Monday 30 January 2012

Up For Auction

I always try to get involved in community events, partly because it is a way of advertising
Ted Coney's Family Portraits and partly because it makes living in Ely a bit more interesting. I have reasantly helped organise an art competition/exhibition at the Babylon Gallery (which is close by) and it was nice to get an aknowlegement in the local papers (along with other shops and businesses) for the small donation that I made to towards the prizes. However, the latest request is a slightly new departure for the business.
Hereward Rotary are organising an Auction as part of a fund raising Barn Dance for the Teenage Cancer Trust. They have asked me to donate free tickets to one of my tours when I reopen in the spring. Will someone see this as a treasured prize I wonder? The event is being led by David Palmer, who I reckon can sell anything. He did after all, auction one of my paintings, 'An Extra Snow Angel' for charity, several years ago.

Friday 20 January 2012

Good For Another Eighty Years

While Ted Coney's Family Portraits is closed, I always try and get as many jobs done as possible before I reopen. One of those jobs is getting the Morris Minor through it's M.O.T. before visitors arrive. It has to be said that it is one of the stars of the show (or tours) so it must be there, looking respendent in it's garage. This is especially so in the car's 80th year and also because I will have my painting
 'Dear Reginald Owen', which uses the Morris as a time machine, on display for the first time.

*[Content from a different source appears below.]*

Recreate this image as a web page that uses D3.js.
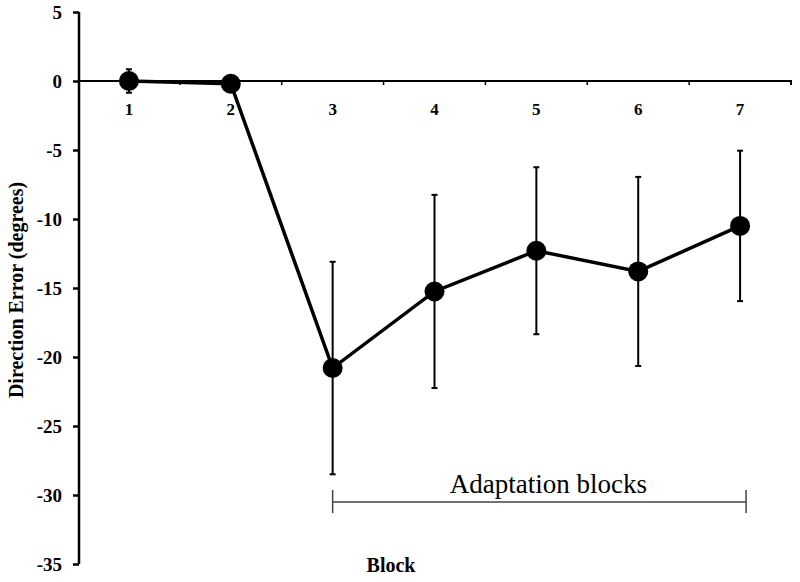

Anyway, you will be pleased to know that the car passed with flying colours, with a dodgy horn and a loose lead on one indicator being the only things which needed attention. The horn would start blasting off even without me going near it, which caused some stares as I went sailing past. The car is now safetly back so I will need to give it a little clean before April.

Saturday 14 January 2012

Artist References

As I tell my students, sometimes another artist's work will give them a direct clue as to how their own work can proceed, while other artist's are just plain inspiring, even though there is nothing obvious that can help them. So it was, when I visited two exhibitions last week in London. The Grayson Perry exhibition reaffirmed my belief that objects can have real power, especially if you have owned them or been aware of them for sometime. This is something that I have often tried to show through my paintings of family life, for instance in my painting '2001' which featured our Morris Minor and other objects we own.
The other exhibition was of the landscape artist, John Martin. His dynamic use of light is giving me lots of ideas of how to paint, 'Another Year' which attempts to show segments of Ely Cathedral both at dawn and dusk. I know it sounds a bit corny but with Martin's help I might be able to pull off something more exciting.

Sunday 8 January 2012

Forever Christmas

I have just opened the last door of my painting 'Limners' and then closed all 37 doors until I restart
Ted Coney's Family Portraits again in April. We open one a day from 1st December. This is because the painting is about the thiry seven days of our Christmas and we have reached the point where it is all over for another year. Or is it? I shall be putting a christmas pudding I found in my stocking, (yes, we all got stockings this year) into the dolls house along with a minature stationary set given by Isobel. Although the dolls house was used for a painting of mine entitled 'Fools Gold' I have since carried on collecting for it, especially items to do with Christmas. This is so that the house appears frozen in time on Christmas Day, with the turkey (and now a christmas pudding!) and presents still not opened, under the tree.

Monday 2 January 2012

An Arty Day

Between Christmas and New Year I had one day to catch up on my painting. I worked on
 'Dear Reginald Owen' for a while (yes, it is still not finished) disolving one form into another by using opaque and translucent paint. I kept laying out all six canvases on the floor of the studio to see how they looked together and trying to decide what to do next. I glazed over the sky one more time and suddenly I knew - it was finished! (that is, until I look at it again tomorrow)
I then put out my model of Ely Cathedral to make some sketches in preparation for my next painting,
 'Another Year'. I drew, using a spotlight to light the model, because I want to echo what I had already done from the real thing - showing the building at dawn and dusk, but from very different angles. I did two rather mediochre drawings in charcoal and pencil but then got lured away to watch the two programmes I had missed over Christmas, 'Outnumbered' and 'Downton Abbey' before they disapeared from BBC Eyeplayer etc.   Happy New Year, by the way.